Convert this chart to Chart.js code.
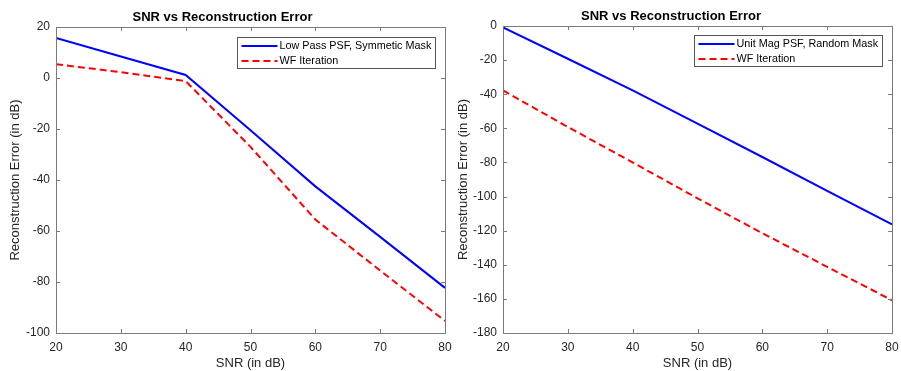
<!DOCTYPE html>
<html>
<head>
<meta charset="utf-8">
<script src="https://cdn.jsdelivr.net/npm/chart.js@4.4.1/dist/chart.umd.min.js"></script>
<style>
  html, body { margin: 0; padding: 0; background: #fff; }
  .panel { position: absolute; top: 0; height: 371px; }
  #leftPanel { left: 0; width: 460px; z-index: 1; }
  #rightPanel { left: 450px; width: 451px; z-index: 2; }
</style>
</head>
<body>
<div class="panel" id="leftPanel"><canvas id="leftChart" width="460" height="371"></canvas></div>
<div class="panel" id="rightPanel"><canvas id="rightChart" width="451" height="371"></canvas></div>
<script>
// values
const snrValues = [20, 30, 40, 50, 60, 70, 80]

const leftLabels = ['Low Pass PSF, Symmetic Mask', 'WF Iteration']
const leftPsfError = [15.7, 8.4, 1.2, -20.5, -42.5, -62.3, -82.3]
const leftWfError = [5.4, 2.3, -1.2, -27, -55.5, -75.5, -95.3]

const rightLabels = ['Unit Mag PSF, Random Mask', 'WF Iteration']
const rightPsfError = [-0.8, -19.2, -37.8, -57.2, -76.8, -96.7, -116.3]
const rightWfError = [-37.8, -59.2, -80, -101, -121.5, -141.2, -160.8]

const titleText = 'SNR vs Reconstruction Error'
const xTitle = 'SNR (in dB)'
const yTitle = 'Reconstruction Error (in dB)'

const FONT = "'Liberation Sans', Arial, Helvetica, sans-serif"
const TEXT_COLOR = '#262626'
const BOX_COLOR = '#7a7a7a'

// MATLAB style box, inward ticks on all four sides, and a framed legend in the corner
const matlabFrame = {
  id: 'matlabFrame',
  afterDatasetsDraw(chart) {
    const { ctx, chartArea: a, scales } = chart
    const x = scales.x
    const y = scales.y
    const tl = 4
    ctx.save()
    ctx.strokeStyle = BOX_COLOR
    ctx.lineWidth = 1
    ctx.setLineDash([])
    ctx.beginPath()
    x.ticks.forEach((t) => {
      const px = Math.round(x.getPixelForValue(t.value)) + 0.5
      ctx.moveTo(px, a.bottom)
      ctx.lineTo(px, a.bottom - tl)
      ctx.moveTo(px, a.top)
      ctx.lineTo(px, a.top + tl)
    })
    y.ticks.forEach((t) => {
      const py = Math.round(y.getPixelForValue(t.value)) + 0.5
      ctx.moveTo(a.left, py)
      ctx.lineTo(a.left + tl, py)
      ctx.moveTo(a.right, py)
      ctx.lineTo(a.right - tl, py)
    })
    ctx.stroke()
    ctx.strokeRect(Math.round(a.left) + 0.5, Math.round(a.top) + 0.5,
      Math.round(a.right - a.left), Math.round(a.bottom - a.top))

    // legend
    const opts = chart.options.plugins.matlabFrame
    ctx.font = '10.8px ' + FONT
    const sets = chart.data.datasets
    const textW = Math.max(...sets.map((d) => ctx.measureText(d.label).width))
    const lineLen = 36
    const boxW = Math.round(4 + lineLen + 2 + textW + 4)
    const boxH = 31
    const bx = Math.round(a.right - opts.rightGap - boxW) + 0.5
    const by = Math.round(a.top + opts.topGap) + 0.5
    ctx.fillStyle = '#fff'
    ctx.fillRect(bx, by, boxW, boxH)
    ctx.strokeStyle = '#555'
    ctx.strokeRect(bx, by, boxW, boxH)
    sets.forEach((d, i) => {
      const ry = by + 8.5 + i * 15
      ctx.strokeStyle = d.borderColor
      ctx.lineWidth = d.borderWidth
      ctx.setLineDash(d.borderDash || [])
      ctx.beginPath()
      ctx.moveTo(bx + 4, ry)
      ctx.lineTo(bx + 4 + lineLen, ry)
      ctx.stroke()
      ctx.setLineDash([])
      ctx.lineWidth = 1
      ctx.fillStyle = '#000'
      ctx.textBaseline = 'middle'
      ctx.textAlign = 'left'
      ctx.fillText(d.label, bx + 4 + lineLen + 2, ry)
    })
    ctx.restore()
  },
}

function makeChart(canvasId, labels, psf, wf, yMin, yMax, frame) {
  const canvas = document.getElementById(canvasId)
  if (!canvas) return null

  return new Chart(canvas, {
    type: 'line',
    data: {
      datasets: [
        {
          label: labels[0],
          data: snrValues.map((s, i) => ({ x: s, y: psf[i] })),
          borderColor: '#0000ff',
          borderWidth: 2,
          pointRadius: 0,
          tension: 0,
        },
        {
          label: labels[1],
          data: snrValues.map((s, i) => ({ x: s, y: wf[i] })),
          borderColor: '#ff0000',
          borderWidth: 2,
          borderDash: [7, 4],
          pointRadius: 0,
          tension: 0,
        },
      ],
    },
    options: {
      responsive: false,
      animation: false,
      devicePixelRatio: 1,
      layout: {
        padding: { left: 0, right: frame.rightPad, top: 0, bottom: 0 },
      },
      plugins: {
        legend: { display: false },
        tooltip: { enabled: false },
        title: {
          display: true,
          text: titleText,
          color: '#000',
          font: { family: FONT, size: 13, weight: 'bold' },
          padding: { top: frame.titleTop, bottom: frame.plotTop - frame.titleTop - 15.6 },
        },
        matlabFrame: { rightGap: 10, topGap: frame.legendTop },
      },
      scales: {
        x: {
          type: 'linear',
          min: 20,
          max: 80,
          grid: { display: false, drawTicks: false },
          border: { display: false },
          ticks: {
            stepSize: 10,
            padding: 7,
            color: TEXT_COLOR,
            font: { family: FONT, size: 12 },
          },
          title: {
            display: true,
            text: xTitle,
            color: TEXT_COLOR,
            font: { family: FONT, size: 13 },
            padding: { top: 0, bottom: 0 },
          },
          afterFit(scale) {
            scale.height = 371 - 333
            scale.paddingLeft = 0
            scale.paddingRight = 0
          },
        },
        y: {
          min: yMin,
          max: yMax,
          grid: { display: false, drawTicks: false },
          border: { display: false },
          ticks: {
            stepSize: 20,
            padding: 6,
            color: TEXT_COLOR,
            font: { family: FONT, size: 12 },
          },
          title: {
            display: true,
            text: yTitle,
            color: TEXT_COLOR,
            font: { family: FONT, size: 13 },
            padding: { top: frame.yTitlePad, bottom: 0 },
          },
          afterFit(scale) {
            scale.width = frame.plotLeft
          },
        },
      },
    },
    plugins: [matlabFrame],
  })
}

makeChart('leftChart', leftLabels, leftPsfError, leftWfError, -100, 20, {
  plotLeft: 56, rightPad: 15, plotTop: 27, titleTop: 10, legendTop: 9.5, yTitlePad: 7.5,
})
makeChart('rightChart', rightLabels, rightPsfError, rightWfError, -180, 0, {
  plotLeft: 53, rightPad: 9, plotTop: 26, titleTop: 9, legendTop: 8.5, yTitlePad: 5.5,
})
</script>
</body>
</html>
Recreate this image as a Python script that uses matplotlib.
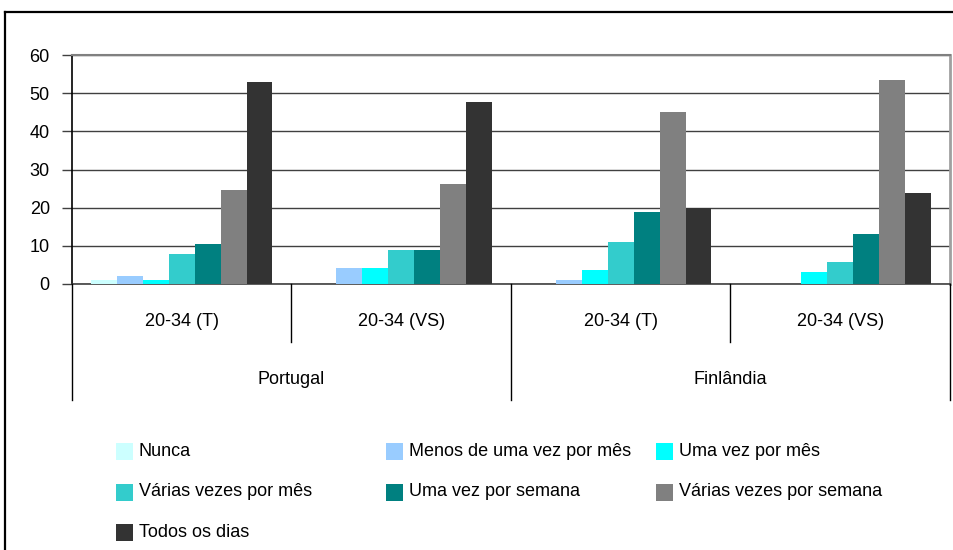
⁂
## Your instructions
Return the listing above in full and without alteration, excluding its pictures.

## Task response
Convert this chart to Chart.js code.
<!DOCTYPE html>
<html>
<head>
<meta charset="utf-8">
<script src="https://cdn.jsdelivr.net/npm/chart.js@4.4.1/dist/chart.umd.min.js"></script>
<style>
  html, body { margin: 0; padding: 0; background: #fff; }
  .panel { position: absolute; top: 0; height: 371px; }
  #leftPanel { left: 0; width: 460px; z-index: 1; }
  #rightPanel { left: 450px; width: 451px; z-index: 2; }
</style>
</head>
<body>
<div class="panel" id="leftPanel"><canvas id="leftChart" width="460" height="371"></canvas></div>
<div class="panel" id="rightPanel"><canvas id="rightChart" width="451" height="371"></canvas></div>
<script>
// values
const snrValues = [20, 30, 40, 50, 60, 70, 80]

const leftLabels = ['Low Pass PSF, Symmetic Mask', 'WF Iteration']
const leftPsfError = [15.7, 8.4, 1.2, -20.5, -42.5, -62.3, -82.3]
const leftWfError = [5.4, 2.3, -1.2, -27, -55.5, -75.5, -95.3]

const rightLabels = ['Unit Mag PSF, Random Mask', 'WF Iteration']
const rightPsfError = [-0.8, -19.2, -37.8, -57.2, -76.8, -96.7, -116.3]
const rightWfError = [-37.8, -59.2, -80, -101, -121.5, -141.2, -160.8]

const titleText = 'SNR vs Reconstruction Error'
const xTitle = 'SNR (in dB)'
const yTitle = 'Reconstruction Error (in dB)'

const FONT = "'Liberation Sans', Arial, Helvetica, sans-serif"
const TEXT_COLOR = '#262626'
const BOX_COLOR = '#7a7a7a'

// MATLAB style box, inward ticks on all four sides, and a framed legend in the corner
const matlabFrame = {
  id: 'matlabFrame',
  afterDatasetsDraw(chart) {
    const { ctx, chartArea: a, scales } = chart
    const x = scales.x
    const y = scales.y
    const tl = 4
    ctx.save()
    ctx.strokeStyle = BOX_COLOR
    ctx.lineWidth = 1
    ctx.setLineDash([])
    ctx.beginPath()
    x.ticks.forEach((t) => {
      const px = Math.round(x.getPixelForValue(t.value)) + 0.5
      ctx.moveTo(px, a.bottom)
      ctx.lineTo(px, a.bottom - tl)
      ctx.moveTo(px, a.top)
      ctx.lineTo(px, a.top + tl)
    })
    y.ticks.forEach((t) => {
      const py = Math.round(y.getPixelForValue(t.value)) + 0.5
      ctx.moveTo(a.left, py)
      ctx.lineTo(a.left + tl, py)
      ctx.moveTo(a.right, py)
      ctx.lineTo(a.right - tl, py)
    })
    ctx.stroke()
    ctx.strokeRect(Math.round(a.left) + 0.5, Math.round(a.top) + 0.5,
      Math.round(a.right - a.left), Math.round(a.bottom - a.top))

    // legend
    const opts = chart.options.plugins.matlabFrame
    ctx.font = '10.8px ' + FONT
    const sets = chart.data.datasets
    const textW = Math.max(...sets.map((d) => ctx.measureText(d.label).width))
    const lineLen = 36
    const boxW = Math.round(4 + lineLen + 2 + textW + 4)
    const boxH = 31
    const bx = Math.round(a.right - opts.rightGap - boxW) + 0.5
    const by = Math.round(a.top + opts.topGap) + 0.5
    ctx.fillStyle = '#fff'
    ctx.fillRect(bx, by, boxW, boxH)
    ctx.strokeStyle = '#555'
    ctx.strokeRect(bx, by, boxW, boxH)
    sets.forEach((d, i) => {
      const ry = by + 8.5 + i * 15
      ctx.strokeStyle = d.borderColor
      ctx.lineWidth = d.borderWidth
      ctx.setLineDash(d.borderDash || [])
      ctx.beginPath()
      ctx.moveTo(bx + 4, ry)
      ctx.lineTo(bx + 4 + lineLen, ry)
      ctx.stroke()
      ctx.setLineDash([])
      ctx.lineWidth = 1
      ctx.fillStyle = '#000'
      ctx.textBaseline = 'middle'
      ctx.textAlign = 'left'
      ctx.fillText(d.label, bx + 4 + lineLen + 2, ry)
    })
    ctx.restore()
  },
}

function makeChart(canvasId, labels, psf, wf, yMin, yMax, frame) {
  const canvas = document.getElementById(canvasId)
  if (!canvas) return null

  return new Chart(canvas, {
    type: 'line',
    data: {
      datasets: [
        {
          label: labels[0],
          data: snrValues.map((s, i) => ({ x: s, y: psf[i] })),
          borderColor: '#0000ff',
          borderWidth: 2,
          pointRadius: 0,
          tension: 0,
        },
        {
          label: labels[1],
          data: snrValues.map((s, i) => ({ x: s, y: wf[i] })),
          borderColor: '#ff0000',
          borderWidth: 2,
          borderDash: [7, 4],
          pointRadius: 0,
          tension: 0,
        },
      ],
    },
    options: {
      responsive: false,
      animation: false,
      devicePixelRatio: 1,
      layout: {
        padding: { left: 0, right: frame.rightPad, top: 0, bottom: 0 },
      },
      plugins: {
        legend: { display: false },
        tooltip: { enabled: false },
        title: {
          display: true,
          text: titleText,
          color: '#000',
          font: { family: FONT, size: 13, weight: 'bold' },
          padding: { top: frame.titleTop, bottom: frame.plotTop - frame.titleTop - 15.6 },
        },
        matlabFrame: { rightGap: 10, topGap: frame.legendTop },
      },
      scales: {
        x: {
          type: 'linear',
          min: 20,
          max: 80,
          grid: { display: false, drawTicks: false },
          border: { display: false },
          ticks: {
            stepSize: 10,
            padding: 7,
            color: TEXT_COLOR,
            font: { family: FONT, size: 12 },
          },
          title: {
            display: true,
            text: xTitle,
            color: TEXT_COLOR,
            font: { family: FONT, size: 13 },
            padding: { top: 0, bottom: 0 },
          },
          afterFit(scale) {
            scale.height = 371 - 333
            scale.paddingLeft = 0
            scale.paddingRight = 0
          },
        },
        y: {
          min: yMin,
          max: yMax,
          grid: { display: false, drawTicks: false },
          border: { display: false },
          ticks: {
            stepSize: 20,
            padding: 6,
            color: TEXT_COLOR,
            font: { family: FONT, size: 12 },
          },
          title: {
            display: true,
            text: yTitle,
            color: TEXT_COLOR,
            font: { family: FONT, size: 13 },
            padding: { top: frame.yTitlePad, bottom: 0 },
          },
          afterFit(scale) {
            scale.width = frame.plotLeft
          },
        },
      },
    },
    plugins: [matlabFrame],
  })
}

makeChart('leftChart', leftLabels, leftPsfError, leftWfError, -100, 20, {
  plotLeft: 56, rightPad: 15, plotTop: 27, titleTop: 10, legendTop: 9.5, yTitlePad: 7.5,
})
makeChart('rightChart', rightLabels, rightPsfError, rightWfError, -180, 0, {
  plotLeft: 53, rightPad: 9, plotTop: 26, titleTop: 9, legendTop: 8.5, yTitlePad: 5.5,
})
</script>
</body>
</html>
Recreate this image as a Python script that uses matplotlib.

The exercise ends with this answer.